燃費不正問題の影響や販売不振によって2016年度に急落した三菱自動車の業績は、2017年度には売上高が前期比10%増の2.1兆円、営業利益が51億円から950億円へと急回復する見込みだ。4年ぶりの新型車であるコンパクトSUV(スポーツ用多目的車)「エクリプス クロス」は、好調な滑り出しを見せる。他社と比べて手薄な経営資源をSUVとアジア地域などに集中させ、現行の中期経営計画では2019年度に売上高2.5兆円(2016年度比30%増)、新車販売台数130万台(同40%増)と、挑戦的な目標を掲げる。

三菱自動車の益子修CEOは、業績回復が社内の慢心につながらないか懸念する(撮影:尾形文繁)

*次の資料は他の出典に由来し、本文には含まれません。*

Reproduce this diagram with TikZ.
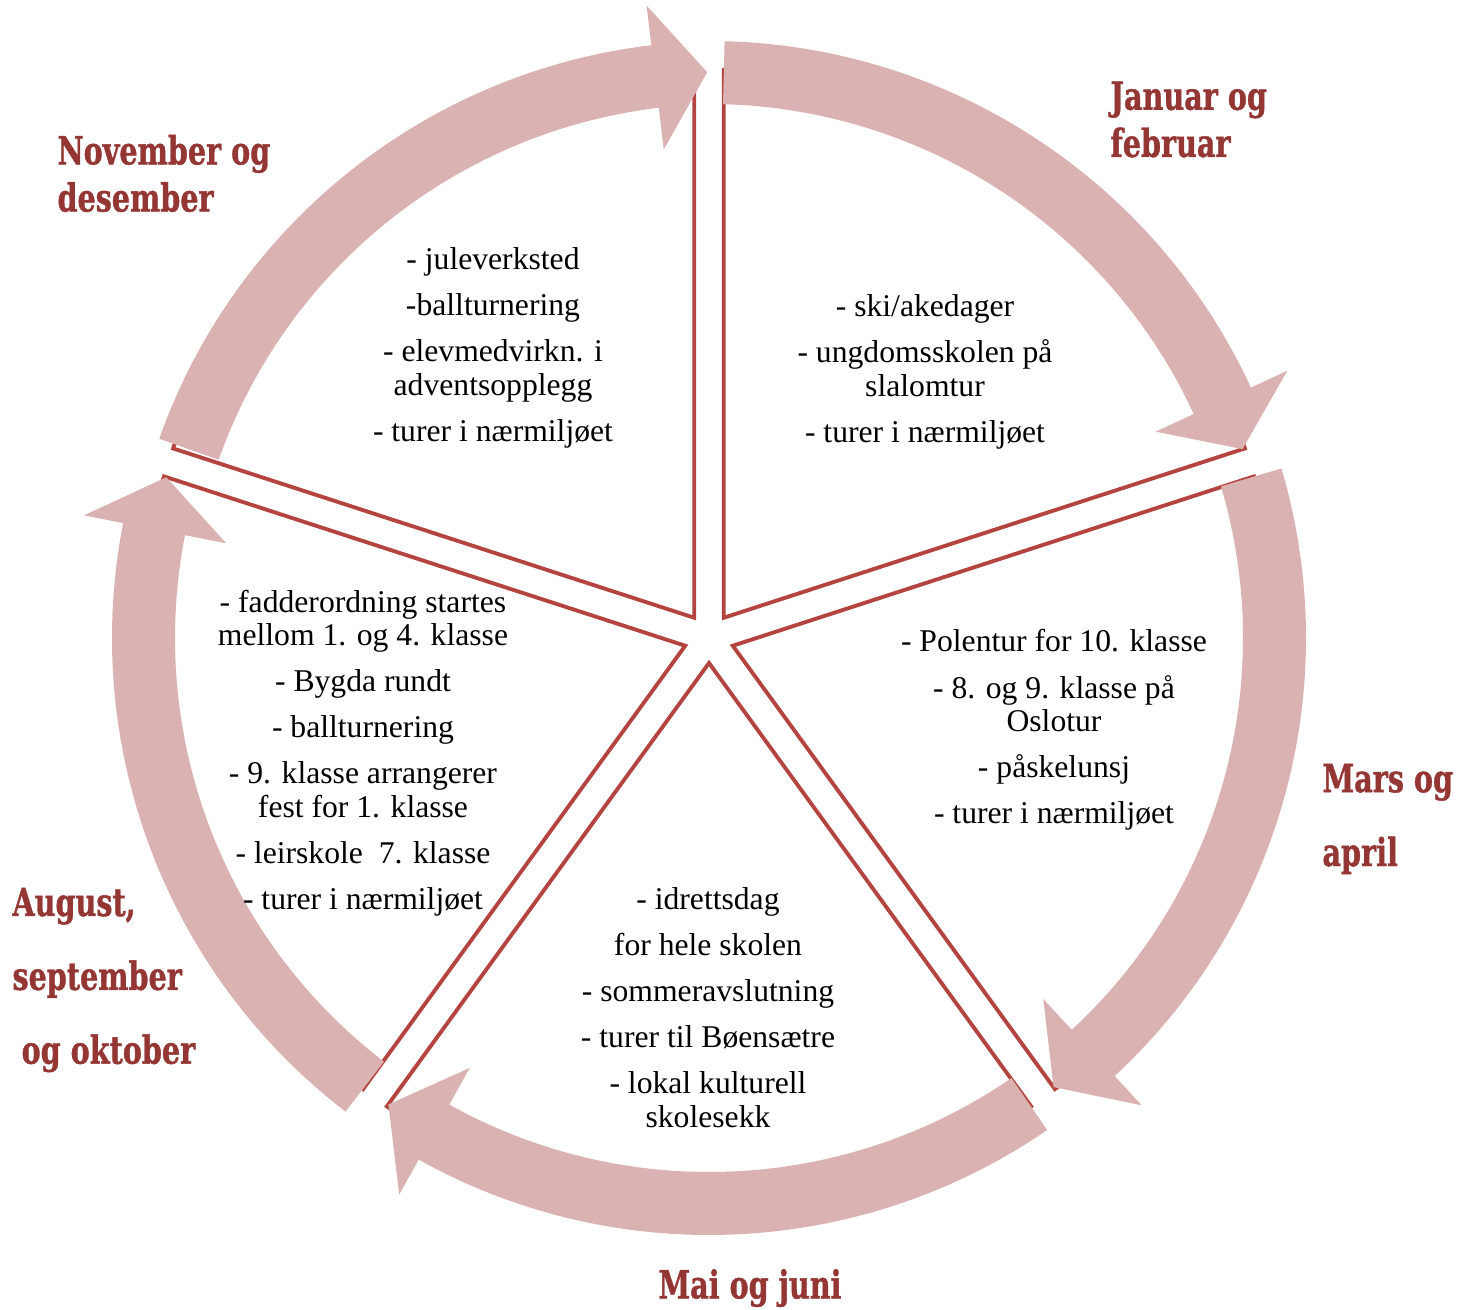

数字上は、本格的な再生軌道に乗りかけているようにも見える。ただ、益子修CEOは過去の経験から、社内の慢心を警戒する。「人間はちょっとよくなると嫌なことを忘れたがる。それを忘れると、また同じようなトラブルに見舞われないとも限らない。過去を忘れないことと、前を向いていくことを一緒にやっていかないといけない」。

JALも過去の悲劇に向き合っている

そういった状況下で研修室を設置した三菱自動車が「いくつか訪問して、参考にさせてもらった」(山下副社長)という施設の1つが、日本航空(JAL)の「安全啓発センター」だ。1985年に発生し、乗員・乗客520名が亡くなったジャンボ機(JAL123便)墜落事故の機体や遺品などを展示する。

日本航空が2006年に設立した「安全啓発センター」。1985年のジャンボ機(JAL123便)墜落事故の機体や遺品などを展示している。写真は、事故でばらばらになった垂直尾翼(記者撮影)

近年、国内の航空会社や鉄道会社を中心に、過去の事故などの教訓を学ぶ施設を設置する動きが広がるが、その中でも先駆的な施設といえる。ばらばらになった垂直尾翼や事故の直接的原因とされる後部圧力隔壁、衝撃で原形をとどめていない座席、落ちゆく機内で家族に宛てた遺書――。東京都大田区の羽田空港そばにある同センターを訪れると、事故の重みがひしひしと伝わってくる。

同センターの設立は2006年4月。事故から20年以上が経過していた。事故後、多くの遺族が機体残骸の保存・展示を要望していたにもかかわらず、JALは拒否し続けた。JAL安全推進本部の辻井輝マネジャーは「当時、外部にネガティブなメッセージを発信することに抵抗があったのでは」と話す。

転機は2005年だった。管制指示違反や車輪脱落など、深刻な事故につながるおそれがある重大インシデントが相次ぎ、国から事業改善命令を受けて利用客も激減。外部有識者会議からの提言を受けて、施設の開設に踏み切った。